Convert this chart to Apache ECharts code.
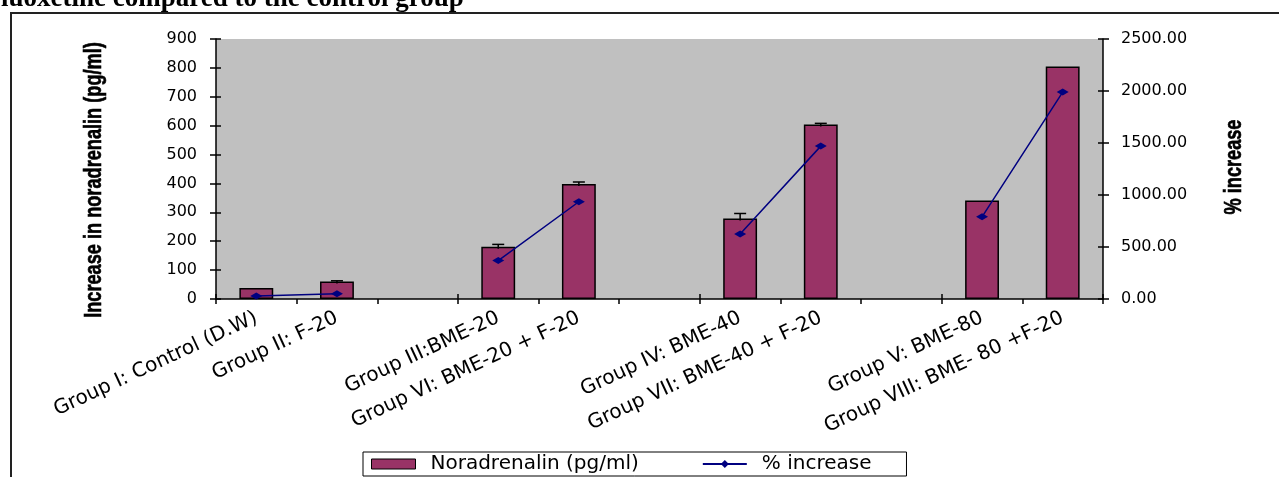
<!DOCTYPE html>
<html>
<head>
<meta charset="utf-8">
<script src="https://cdn.jsdelivr.net/npm/echarts@6/dist/echarts.min.js"></script>
<style>
html,body{margin:0;padding:0;background:#fff;}
#chart{width:1279px;height:477px;}
</style>
</head>
<body>
<div id="chart"></div>
<script>
var categories = ['Group I: Control (D.W)', 'Group II: F-20', ' ', 'Group III:BME-20', 'Group VI: BME-20 + F-20', '  ', 'Group IV: BME-40', 'Group VII: BME-40 + F-20', '   ', 'Group V: BME-80', 'Group VIII: BME- 80 +F-20'];
var noradrenalin = [38, 61, null, 181, 398, null, 279, 604, null, 341, 805];
var noradrenalinErr = [0, 2, null, 8, 7, null, 17, 4, null, 0, 0];
var pctIncrease = [30, 50, null, 370, 935, null, 625, 1470, null, 790, 1990];
var leftTicks = {min: 0, max: 900, interval: 100};
var rightTicks = {min: 0, max: 2500, interval: 500};
var leftTitle = 'Increase in noradrenalin (pg/ml)';
var rightTitle = '% increase';
var headerText = 'fluoxetine compared to the control group';

var chart = echarts.init(document.getElementById('chart'), null, {renderer: 'canvas'});
var labelFont = 'DejaVu Sans';
var titleFont = 'bold 23px "Liberation Sans", Arial, sans-serif';
var errData = noradrenalin.map(function (v, i) { return [i, v, noradrenalinErr[i]]; });

var option = {
  animation: false,
  backgroundColor: '#ffffff',
  graphic: [
    {type: 'text', left: -8, top: -14, z: 10,
     style: {text: headerText, font: 'bold 27px "Liberation Serif", "Times New Roman", serif', fill: '#000'}},
    {type: 'rect', shape: {x: 11, y: 13, width: 1400, height: 600}, z: 10,
     style: {fill: 'none', stroke: '#222', lineWidth: 2}},
    {type: 'text', x: 95, y: 180, rotation: Math.PI / 2, scaleX: 0.79, z: 10,
     style: {text: leftTitle, font: titleFont, fill: '#000', stroke: '#000', lineWidth: 0.6, align: 'center', verticalAlign: 'middle'}},
    {type: 'text', x: 1235, y: 167, rotation: Math.PI / 2, scaleX: 0.79, z: 10,
     style: {text: rightTitle, font: titleFont, fill: '#000', stroke: '#000', lineWidth: 0.6, align: 'center', verticalAlign: 'middle'}}
  ],
  grid: {left: 216, right: 176, top: 39, bottom: 178, show: true, backgroundColor: '#c0c0c0', borderWidth: 0},
  legend: {
    left: 363, top: 452, orient: 'horizontal',
    borderColor: '#000', borderWidth: 1, padding: [2, 35, 2, 8],
    itemGap: 63, itemWidth: 44, itemHeight: 10,
    textStyle: {fontFamily: labelFont, fontSize: 20, color: '#000', padding: [0, 0, 0, 10]},
    data: [
      {name: 'Noradrenalin (pg/ml)', icon: 'rect', itemStyle: {color: '#993366', borderColor: '#000', borderWidth: 1}},
      {name: '% increase'}
    ]
  },
  xAxis: [
    {type: 'category', data: categories, gridIndex: 0, position: 'bottom',
     axisLine: {show: true, lineStyle: {color: '#000', width: 1.5}},
     axisTick: {show: true, length: 5, lineStyle: {color: '#000', width: 1.5}},
     axisLabel: {interval: 0, rotate: 25, margin: 18, fontFamily: labelFont, fontSize: 20, color: '#000'},
     splitLine: {show: false}},
    {type: 'category', data: categories, gridIndex: 0, position: 'bottom',
     axisLine: {show: false}, axisLabel: {show: false},
     axisTick: {show: true, inside: true, length: 5, lineStyle: {color: '#000', width: 1.5}},
     splitLine: {show: false}}
  ],
  yAxis: [
    {type: 'value', min: leftTicks.min, max: leftTicks.max, interval: leftTicks.interval, position: 'left',
     axisLine: {show: true, lineStyle: {color: '#000', width: 1.5}},
     axisTick: {show: true, length: 6, lineStyle: {color: '#000', width: 1.5}},
     axisLabel: {margin: 19, fontFamily: labelFont, fontSize: 16, color: '#000'},
     splitLine: {show: false}},
    {type: 'value', min: rightTicks.min, max: rightTicks.max, interval: rightTicks.interval, position: 'right',
     axisLine: {show: true, lineStyle: {color: '#000', width: 1.5}},
     axisTick: {show: true, length: 6, lineStyle: {color: '#000', width: 1.5}},
     axisLabel: {margin: 18, fontFamily: labelFont, fontSize: 16, color: '#000', formatter: function (v) { return v.toFixed(2); }},
     splitLine: {show: false}},
    {type: 'value', min: leftTicks.min, max: leftTicks.max, interval: leftTicks.interval, position: 'left',
     axisLine: {show: false}, axisLabel: {show: false},
     axisTick: {show: true, inside: true, length: 5, lineStyle: {color: '#000', width: 1.5}},
     splitLine: {show: false}},
    {type: 'value', min: rightTicks.min, max: rightTicks.max, interval: rightTicks.interval, position: 'right',
     axisLine: {show: false}, axisLabel: {show: false},
     axisTick: {show: true, inside: true, length: 5, lineStyle: {color: '#000', width: 1.5}},
     splitLine: {show: false}}
  ],
  series: [
    {name: 'Noradrenalin (pg/ml)', type: 'bar', xAxisIndex: 0, yAxisIndex: 0, data: noradrenalin,
     barWidth: '42%', itemStyle: {color: '#993366', borderColor: '#000', borderWidth: 1.5}, z: 2},
    {name: 'error', type: 'custom', xAxisIndex: 0, yAxisIndex: 0, data: errData, z: 3,
     renderItem: function (params, api) {
       var v = api.value(1), e = api.value(2);
       if (v == null || isNaN(v) || !e) return null;
       var p0 = api.coord([api.value(0), v]);
       var p1 = api.coord([api.value(0), v + e]);
       return {type: 'group', children: [
         {type: 'line', shape: {x1: p0[0], y1: p0[1] + 2, x2: p1[0], y2: p1[1]}, style: {stroke: '#000', lineWidth: 1.5}},
         {type: 'line', shape: {x1: p1[0] - 6, y1: p1[1], x2: p1[0] + 6, y2: p1[1]}, style: {stroke: '#000', lineWidth: 1.5}}
       ]};
     }},
    {name: '% increase', type: 'line', xAxisIndex: 0, yAxisIndex: 1, data: pctIncrease,
     connectNulls: false, symbol: 'diamond', symbolSize: [12, 7],
     lineStyle: {color: '#000080', width: 1.5}, itemStyle: {color: '#000080'}, z: 4}
  ]
};
chart.setOption(option);
</script>
</body>
</html>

=-=-=-=-=

* [WORK REQUIRED] Without the pictures, write out the whole listing above exactly as it appears.

* [FINISHED ANSWER]
Convert this chart to Apache ECharts code.
<!DOCTYPE html>
<html>
<head>
<meta charset="utf-8">
<script src="https://cdn.jsdelivr.net/npm/echarts@6/dist/echarts.min.js"></script>
<style>
html,body{margin:0;padding:0;background:#fff;}
#chart{width:1279px;height:477px;}
</style>
</head>
<body>
<div id="chart"></div>
<script>
var categories = ['Group I: Control (D.W)', 'Group II: F-20', ' ', 'Group III:BME-20', 'Group VI: BME-20 + F-20', '  ', 'Group IV: BME-40', 'Group VII: BME-40 + F-20', '   ', 'Group V: BME-80', 'Group VIII: BME- 80 +F-20'];
var noradrenalin = [38, 61, null, 181, 398, null, 279, 604, null, 341, 805];
var noradrenalinErr = [0, 2, null, 8, 7, null, 17, 4, null, 0, 0];
var pctIncrease = [30, 50, null, 370, 935, null, 625, 1470, null, 790, 1990];
var leftTicks = {min: 0, max: 900, interval: 100};
var rightTicks = {min: 0, max: 2500, interval: 500};
var leftTitle = 'Increase in noradrenalin (pg/ml)';
var rightTitle = '% increase';
var headerText = 'fluoxetine compared to the control group';

var chart = echarts.init(document.getElementById('chart'), null, {renderer: 'canvas'});
var labelFont = 'DejaVu Sans';
var titleFont = 'bold 23px "Liberation Sans", Arial, sans-serif';
var errData = noradrenalin.map(function (v, i) { return [i, v, noradrenalinErr[i]]; });

var option = {
  animation: false,
  backgroundColor: '#ffffff',
  graphic: [
    {type: 'text', left: -8, top: -14, z: 10,
     style: {text: headerText, font: 'bold 27px "Liberation Serif", "Times New Roman", serif', fill: '#000'}},
    {type: 'rect', shape: {x: 11, y: 13, width: 1400, height: 600}, z: 10,
     style: {fill: 'none', stroke: '#222', lineWidth: 2}},
    {type: 'text', x: 95, y: 180, rotation: Math.PI / 2, scaleX: 0.79, z: 10,
     style: {text: leftTitle, font: titleFont, fill: '#000', stroke: '#000', lineWidth: 0.6, align: 'center', verticalAlign: 'middle'}},
    {type: 'text', x: 1235, y: 167, rotation: Math.PI / 2, scaleX: 0.79, z: 10,
     style: {text: rightTitle, font: titleFont, fill: '#000', stroke: '#000', lineWidth: 0.6, align: 'center', verticalAlign: 'middle'}}
  ],
  grid: {left: 216, right: 176, top: 39, bottom: 178, show: true, backgroundColor: '#c0c0c0', borderWidth: 0},
  legend: {
    left: 363, top: 452, orient: 'horizontal',
    borderColor: '#000', borderWidth: 1, padding: [2, 35, 2, 8],
    itemGap: 63, itemWidth: 44, itemHeight: 10,
    textStyle: {fontFamily: labelFont, fontSize: 20, color: '#000', padding: [0, 0, 0, 10]},
    data: [
      {name: 'Noradrenalin (pg/ml)', icon: 'rect', itemStyle: {color: '#993366', borderColor: '#000', borderWidth: 1}},
      {name: '% increase'}
    ]
  },
  xAxis: [
    {type: 'category', data: categories, gridIndex: 0, position: 'bottom',
     axisLine: {show: true, lineStyle: {color: '#000', width: 1.5}},
     axisTick: {show: true, length: 5, lineStyle: {color: '#000', width: 1.5}},
     axisLabel: {interval: 0, rotate: 25, margin: 18, fontFamily: labelFont, fontSize: 20, color: '#000'},
     splitLine: {show: false}},
    {type: 'category', data: categories, gridIndex: 0, position: 'bottom',
     axisLine: {show: false}, axisLabel: {show: false},
     axisTick: {show: true, inside: true, length: 5, lineStyle: {color: '#000', width: 1.5}},
     splitLine: {show: false}}
  ],
  yAxis: [
    {type: 'value', min: leftTicks.min, max: leftTicks.max, interval: leftTicks.interval, position: 'left',
     axisLine: {show: true, lineStyle: {color: '#000', width: 1.5}},
     axisTick: {show: true, length: 6, lineStyle: {color: '#000', width: 1.5}},
     axisLabel: {margin: 19, fontFamily: labelFont, fontSize: 16, color: '#000'},
     splitLine: {show: false}},
    {type: 'value', min: rightTicks.min, max: rightTicks.max, interval: rightTicks.interval, position: 'right',
     axisLine: {show: true, lineStyle: {color: '#000', width: 1.5}},
     axisTick: {show: true, length: 6, lineStyle: {color: '#000', width: 1.5}},
     axisLabel: {margin: 18, fontFamily: labelFont, fontSize: 16, color: '#000', formatter: function (v) { return v.toFixed(2); }},
     splitLine: {show: false}},
    {type: 'value', min: leftTicks.min, max: leftTicks.max, interval: leftTicks.interval, position: 'left',
     axisLine: {show: false}, axisLabel: {show: false},
     axisTick: {show: true, inside: true, length: 5, lineStyle: {color: '#000', width: 1.5}},
     splitLine: {show: false}},
    {type: 'value', min: rightTicks.min, max: rightTicks.max, interval: rightTicks.interval, position: 'right',
     axisLine: {show: false}, axisLabel: {show: false},
     axisTick: {show: true, inside: true, length: 5, lineStyle: {color: '#000', width: 1.5}},
     splitLine: {show: false}}
  ],
  series: [
    {name: 'Noradrenalin (pg/ml)', type: 'bar', xAxisIndex: 0, yAxisIndex: 0, data: noradrenalin,
     barWidth: '42%', itemStyle: {color: '#993366', borderColor: '#000', borderWidth: 1.5}, z: 2},
    {name: 'error', type: 'custom', xAxisIndex: 0, yAxisIndex: 0, data: errData, z: 3,
     renderItem: function (params, api) {
       var v = api.value(1), e = api.value(2);
       if (v == null || isNaN(v) || !e) return null;
       var p0 = api.coord([api.value(0), v]);
       var p1 = api.coord([api.value(0), v + e]);
       return {type: 'group', children: [
         {type: 'line', shape: {x1: p0[0], y1: p0[1] + 2, x2: p1[0], y2: p1[1]}, style: {stroke: '#000', lineWidth: 1.5}},
         {type: 'line', shape: {x1: p1[0] - 6, y1: p1[1], x2: p1[0] + 6, y2: p1[1]}, style: {stroke: '#000', lineWidth: 1.5}}
       ]};
     }},
    {name: '% increase', type: 'line', xAxisIndex: 0, yAxisIndex: 1, data: pctIncrease,
     connectNulls: false, symbol: 'diamond', symbolSize: [12, 7],
     lineStyle: {color: '#000080', width: 1.5}, itemStyle: {color: '#000080'}, z: 4}
  ]
};
chart.setOption(option);
</script>
</body>
</html>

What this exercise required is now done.